#### INSTRUCTION:
Could you retype the lines below, starting at the line holding "Emit a LaTeX" and stopping at the line holding "text=black!68] (title) at", inclusive? Copy them exactly and drop the images.

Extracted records
::::::::::
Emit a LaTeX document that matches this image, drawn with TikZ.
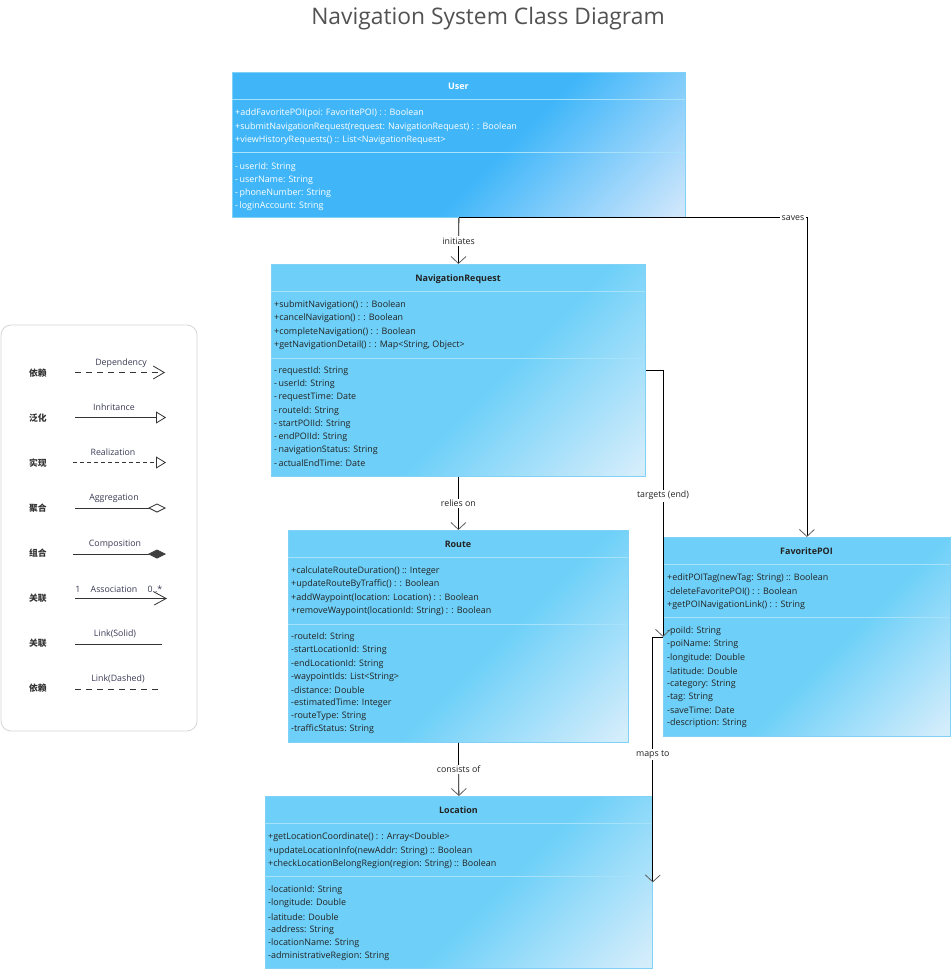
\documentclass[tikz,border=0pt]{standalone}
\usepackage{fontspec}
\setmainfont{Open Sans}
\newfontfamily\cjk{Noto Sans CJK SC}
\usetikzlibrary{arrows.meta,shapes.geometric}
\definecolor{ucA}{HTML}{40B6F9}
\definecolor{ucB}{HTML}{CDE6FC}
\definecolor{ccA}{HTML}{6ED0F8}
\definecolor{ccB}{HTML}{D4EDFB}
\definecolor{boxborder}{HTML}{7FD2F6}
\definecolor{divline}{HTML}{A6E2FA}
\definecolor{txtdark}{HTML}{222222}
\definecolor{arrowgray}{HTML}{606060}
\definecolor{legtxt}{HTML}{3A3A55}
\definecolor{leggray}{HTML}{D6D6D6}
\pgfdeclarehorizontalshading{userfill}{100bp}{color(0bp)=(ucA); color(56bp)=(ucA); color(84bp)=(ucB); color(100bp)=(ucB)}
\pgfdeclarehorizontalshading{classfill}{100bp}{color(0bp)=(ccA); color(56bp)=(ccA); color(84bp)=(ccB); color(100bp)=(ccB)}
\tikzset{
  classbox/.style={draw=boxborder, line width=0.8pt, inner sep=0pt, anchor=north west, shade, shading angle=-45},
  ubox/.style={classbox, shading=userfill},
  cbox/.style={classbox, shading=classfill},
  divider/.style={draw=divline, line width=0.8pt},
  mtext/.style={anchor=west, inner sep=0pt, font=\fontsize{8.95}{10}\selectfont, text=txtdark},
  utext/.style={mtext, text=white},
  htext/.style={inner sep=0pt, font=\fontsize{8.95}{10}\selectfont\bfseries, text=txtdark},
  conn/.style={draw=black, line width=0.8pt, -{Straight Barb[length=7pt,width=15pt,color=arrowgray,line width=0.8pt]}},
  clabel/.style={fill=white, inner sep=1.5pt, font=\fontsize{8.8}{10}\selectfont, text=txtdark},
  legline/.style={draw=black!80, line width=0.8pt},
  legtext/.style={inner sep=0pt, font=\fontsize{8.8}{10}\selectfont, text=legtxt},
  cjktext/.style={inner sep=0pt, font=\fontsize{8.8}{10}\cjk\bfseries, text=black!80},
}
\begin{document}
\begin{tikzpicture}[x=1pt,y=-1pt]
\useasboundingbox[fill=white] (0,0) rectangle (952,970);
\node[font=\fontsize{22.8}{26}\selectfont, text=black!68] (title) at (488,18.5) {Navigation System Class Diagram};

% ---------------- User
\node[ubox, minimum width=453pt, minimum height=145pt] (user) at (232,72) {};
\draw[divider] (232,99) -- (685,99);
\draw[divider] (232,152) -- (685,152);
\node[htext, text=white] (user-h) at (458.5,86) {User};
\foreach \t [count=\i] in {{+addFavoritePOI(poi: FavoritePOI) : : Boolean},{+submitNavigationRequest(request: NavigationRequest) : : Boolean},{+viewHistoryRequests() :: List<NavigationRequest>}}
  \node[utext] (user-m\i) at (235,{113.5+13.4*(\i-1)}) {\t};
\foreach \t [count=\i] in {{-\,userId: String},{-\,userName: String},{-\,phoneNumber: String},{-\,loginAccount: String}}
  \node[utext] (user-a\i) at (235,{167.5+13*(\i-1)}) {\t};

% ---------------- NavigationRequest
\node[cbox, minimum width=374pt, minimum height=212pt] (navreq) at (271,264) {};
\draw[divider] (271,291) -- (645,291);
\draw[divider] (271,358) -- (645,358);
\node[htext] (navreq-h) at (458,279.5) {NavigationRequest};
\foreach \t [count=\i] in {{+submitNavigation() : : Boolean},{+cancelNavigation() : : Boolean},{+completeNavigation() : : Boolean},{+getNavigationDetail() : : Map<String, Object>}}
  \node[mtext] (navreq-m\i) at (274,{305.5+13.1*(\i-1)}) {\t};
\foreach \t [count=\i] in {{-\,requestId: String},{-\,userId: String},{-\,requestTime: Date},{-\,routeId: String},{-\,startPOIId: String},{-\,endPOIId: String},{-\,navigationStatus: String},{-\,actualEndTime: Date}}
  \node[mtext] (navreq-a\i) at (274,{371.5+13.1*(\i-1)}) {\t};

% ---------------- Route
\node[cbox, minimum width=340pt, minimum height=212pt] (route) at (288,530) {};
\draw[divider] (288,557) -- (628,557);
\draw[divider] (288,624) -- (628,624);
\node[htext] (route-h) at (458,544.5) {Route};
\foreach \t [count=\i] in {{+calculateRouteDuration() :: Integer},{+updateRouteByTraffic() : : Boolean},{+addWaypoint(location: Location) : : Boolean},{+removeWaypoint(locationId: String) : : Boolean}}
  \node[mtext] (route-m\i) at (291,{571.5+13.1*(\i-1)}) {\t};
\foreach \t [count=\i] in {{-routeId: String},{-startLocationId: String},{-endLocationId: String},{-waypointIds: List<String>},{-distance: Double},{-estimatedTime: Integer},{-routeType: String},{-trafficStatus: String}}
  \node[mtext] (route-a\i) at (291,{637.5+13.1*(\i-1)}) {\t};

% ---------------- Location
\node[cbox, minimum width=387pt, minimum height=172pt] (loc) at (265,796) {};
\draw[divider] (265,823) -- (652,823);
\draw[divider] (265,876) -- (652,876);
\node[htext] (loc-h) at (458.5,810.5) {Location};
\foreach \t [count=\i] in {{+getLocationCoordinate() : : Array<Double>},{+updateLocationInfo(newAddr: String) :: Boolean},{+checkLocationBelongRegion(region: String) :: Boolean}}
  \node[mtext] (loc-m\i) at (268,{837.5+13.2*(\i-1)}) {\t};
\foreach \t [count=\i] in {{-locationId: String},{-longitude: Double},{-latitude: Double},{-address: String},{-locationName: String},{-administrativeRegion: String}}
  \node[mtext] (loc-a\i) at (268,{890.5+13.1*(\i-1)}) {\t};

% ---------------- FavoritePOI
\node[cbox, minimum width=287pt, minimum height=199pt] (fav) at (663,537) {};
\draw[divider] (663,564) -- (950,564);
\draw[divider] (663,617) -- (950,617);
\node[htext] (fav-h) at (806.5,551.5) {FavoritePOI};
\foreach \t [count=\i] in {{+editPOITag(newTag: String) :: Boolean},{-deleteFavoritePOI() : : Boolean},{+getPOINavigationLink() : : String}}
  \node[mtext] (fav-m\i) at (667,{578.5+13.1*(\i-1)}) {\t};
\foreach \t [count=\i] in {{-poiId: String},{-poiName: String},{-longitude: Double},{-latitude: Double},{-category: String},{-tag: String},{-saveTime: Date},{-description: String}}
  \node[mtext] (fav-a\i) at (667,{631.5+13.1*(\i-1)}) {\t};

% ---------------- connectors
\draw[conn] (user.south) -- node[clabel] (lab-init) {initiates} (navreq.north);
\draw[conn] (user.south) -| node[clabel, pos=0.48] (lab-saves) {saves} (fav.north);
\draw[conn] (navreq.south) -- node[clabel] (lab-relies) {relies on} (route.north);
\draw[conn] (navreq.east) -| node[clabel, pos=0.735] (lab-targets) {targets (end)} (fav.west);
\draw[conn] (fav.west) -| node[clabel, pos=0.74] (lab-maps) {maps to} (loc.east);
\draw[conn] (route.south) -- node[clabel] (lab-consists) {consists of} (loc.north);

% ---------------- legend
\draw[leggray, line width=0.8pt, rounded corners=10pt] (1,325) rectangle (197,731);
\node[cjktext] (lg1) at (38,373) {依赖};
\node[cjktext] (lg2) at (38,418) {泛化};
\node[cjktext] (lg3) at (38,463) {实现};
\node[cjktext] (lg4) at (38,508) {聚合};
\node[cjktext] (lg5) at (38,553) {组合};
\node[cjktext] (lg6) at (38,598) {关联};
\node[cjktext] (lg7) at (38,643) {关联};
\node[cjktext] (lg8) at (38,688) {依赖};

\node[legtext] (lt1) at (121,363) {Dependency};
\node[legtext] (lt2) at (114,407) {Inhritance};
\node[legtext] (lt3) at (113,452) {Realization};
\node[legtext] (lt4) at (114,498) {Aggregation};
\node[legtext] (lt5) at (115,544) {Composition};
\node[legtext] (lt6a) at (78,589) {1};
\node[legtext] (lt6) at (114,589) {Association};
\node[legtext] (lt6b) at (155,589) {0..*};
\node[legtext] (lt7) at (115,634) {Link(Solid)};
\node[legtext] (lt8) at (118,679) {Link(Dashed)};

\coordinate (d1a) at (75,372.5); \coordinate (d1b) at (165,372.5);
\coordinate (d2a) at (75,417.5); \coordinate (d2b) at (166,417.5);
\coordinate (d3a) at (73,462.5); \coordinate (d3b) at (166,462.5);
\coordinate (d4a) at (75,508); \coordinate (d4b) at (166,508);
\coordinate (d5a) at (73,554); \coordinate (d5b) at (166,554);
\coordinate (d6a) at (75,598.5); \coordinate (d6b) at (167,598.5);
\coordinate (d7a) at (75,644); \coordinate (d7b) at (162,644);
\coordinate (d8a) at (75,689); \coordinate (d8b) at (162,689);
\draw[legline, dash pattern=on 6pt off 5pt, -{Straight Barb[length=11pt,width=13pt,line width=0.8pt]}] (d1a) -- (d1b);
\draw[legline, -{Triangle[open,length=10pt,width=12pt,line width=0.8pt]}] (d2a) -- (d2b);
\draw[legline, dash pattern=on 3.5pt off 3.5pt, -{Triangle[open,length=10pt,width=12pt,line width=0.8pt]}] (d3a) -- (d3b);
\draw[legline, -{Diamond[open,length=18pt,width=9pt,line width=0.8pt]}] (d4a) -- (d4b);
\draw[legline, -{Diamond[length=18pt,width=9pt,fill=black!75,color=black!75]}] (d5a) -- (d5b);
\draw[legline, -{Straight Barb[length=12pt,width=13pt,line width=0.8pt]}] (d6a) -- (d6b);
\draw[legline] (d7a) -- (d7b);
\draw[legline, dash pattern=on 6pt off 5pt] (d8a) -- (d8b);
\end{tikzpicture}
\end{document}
::::::::::
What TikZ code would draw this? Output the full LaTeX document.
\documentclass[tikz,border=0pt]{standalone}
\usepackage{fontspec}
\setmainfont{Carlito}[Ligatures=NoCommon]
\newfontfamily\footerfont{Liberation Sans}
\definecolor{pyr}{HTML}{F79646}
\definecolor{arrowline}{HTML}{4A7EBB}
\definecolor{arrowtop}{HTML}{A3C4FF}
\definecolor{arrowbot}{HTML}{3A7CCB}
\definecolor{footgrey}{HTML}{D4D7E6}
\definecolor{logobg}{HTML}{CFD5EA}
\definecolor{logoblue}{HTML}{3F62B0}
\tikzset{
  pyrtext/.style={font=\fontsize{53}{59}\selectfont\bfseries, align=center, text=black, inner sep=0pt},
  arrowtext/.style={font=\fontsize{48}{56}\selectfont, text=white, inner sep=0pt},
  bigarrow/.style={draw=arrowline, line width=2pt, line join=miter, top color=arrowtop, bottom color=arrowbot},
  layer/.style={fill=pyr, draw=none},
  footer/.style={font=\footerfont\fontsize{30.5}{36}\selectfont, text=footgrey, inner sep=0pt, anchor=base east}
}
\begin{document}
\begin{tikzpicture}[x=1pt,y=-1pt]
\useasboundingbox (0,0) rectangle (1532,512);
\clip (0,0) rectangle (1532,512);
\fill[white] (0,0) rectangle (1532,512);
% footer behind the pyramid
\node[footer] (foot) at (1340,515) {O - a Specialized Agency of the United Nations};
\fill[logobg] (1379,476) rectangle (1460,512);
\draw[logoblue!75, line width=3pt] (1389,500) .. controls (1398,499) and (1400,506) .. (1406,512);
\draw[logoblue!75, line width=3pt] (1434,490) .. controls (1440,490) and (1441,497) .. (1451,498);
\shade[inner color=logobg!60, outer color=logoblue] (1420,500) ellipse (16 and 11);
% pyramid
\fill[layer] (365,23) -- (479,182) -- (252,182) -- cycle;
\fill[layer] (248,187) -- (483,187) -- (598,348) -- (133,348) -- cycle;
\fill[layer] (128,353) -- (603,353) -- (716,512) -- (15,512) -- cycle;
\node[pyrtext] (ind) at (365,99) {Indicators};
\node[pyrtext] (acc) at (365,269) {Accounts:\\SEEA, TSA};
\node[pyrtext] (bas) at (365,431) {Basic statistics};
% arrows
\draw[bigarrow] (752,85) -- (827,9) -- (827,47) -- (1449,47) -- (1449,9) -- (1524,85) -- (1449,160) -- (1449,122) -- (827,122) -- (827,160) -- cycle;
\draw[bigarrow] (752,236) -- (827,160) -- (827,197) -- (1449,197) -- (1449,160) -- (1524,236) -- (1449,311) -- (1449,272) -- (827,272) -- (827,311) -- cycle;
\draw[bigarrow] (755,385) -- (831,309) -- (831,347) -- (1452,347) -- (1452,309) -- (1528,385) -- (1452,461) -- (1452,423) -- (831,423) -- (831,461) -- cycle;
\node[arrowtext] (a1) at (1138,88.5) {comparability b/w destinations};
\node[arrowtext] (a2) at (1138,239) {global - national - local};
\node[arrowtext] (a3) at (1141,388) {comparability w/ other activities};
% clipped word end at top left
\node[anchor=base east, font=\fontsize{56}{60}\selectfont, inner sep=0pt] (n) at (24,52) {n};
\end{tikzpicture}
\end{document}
::::::::::
#### SOLUTION BELOW:
Emit a LaTeX document that matches this image, drawn with TikZ.
\documentclass[tikz,border=0pt]{standalone}
\usepackage{fontspec}
\setmainfont{Open Sans}
\newfontfamily\cjk{Noto Sans CJK SC}
\usetikzlibrary{arrows.meta,shapes.geometric}
\definecolor{ucA}{HTML}{40B6F9}
\definecolor{ucB}{HTML}{CDE6FC}
\definecolor{ccA}{HTML}{6ED0F8}
\definecolor{ccB}{HTML}{D4EDFB}
\definecolor{boxborder}{HTML}{7FD2F6}
\definecolor{divline}{HTML}{A6E2FA}
\definecolor{txtdark}{HTML}{222222}
\definecolor{arrowgray}{HTML}{606060}
\definecolor{legtxt}{HTML}{3A3A55}
\definecolor{leggray}{HTML}{D6D6D6}
\pgfdeclarehorizontalshading{userfill}{100bp}{color(0bp)=(ucA); color(56bp)=(ucA); color(84bp)=(ucB); color(100bp)=(ucB)}
\pgfdeclarehorizontalshading{classfill}{100bp}{color(0bp)=(ccA); color(56bp)=(ccA); color(84bp)=(ccB); color(100bp)=(ccB)}
\tikzset{
  classbox/.style={draw=boxborder, line width=0.8pt, inner sep=0pt, anchor=north west, shade, shading angle=-45},
  ubox/.style={classbox, shading=userfill},
  cbox/.style={classbox, shading=classfill},
  divider/.style={draw=divline, line width=0.8pt},
  mtext/.style={anchor=west, inner sep=0pt, font=\fontsize{8.95}{10}\selectfont, text=txtdark},
  utext/.style={mtext, text=white},
  htext/.style={inner sep=0pt, font=\fontsize{8.95}{10}\selectfont\bfseries, text=txtdark},
  conn/.style={draw=black, line width=0.8pt, -{Straight Barb[length=7pt,width=15pt,color=arrowgray,line width=0.8pt]}},
  clabel/.style={fill=white, inner sep=1.5pt, font=\fontsize{8.8}{10}\selectfont, text=txtdark},
  legline/.style={draw=black!80, line width=0.8pt},
  legtext/.style={inner sep=0pt, font=\fontsize{8.8}{10}\selectfont, text=legtxt},
  cjktext/.style={inner sep=0pt, font=\fontsize{8.8}{10}\cjk\bfseries, text=black!80},
}
\begin{document}
\begin{tikzpicture}[x=1pt,y=-1pt]
\useasboundingbox[fill=white] (0,0) rectangle (952,970);
\node[font=\fontsize{22.8}{26}\selectfont, text=black!68] (title) at (488,18.5) {Navigation System Class Diagram};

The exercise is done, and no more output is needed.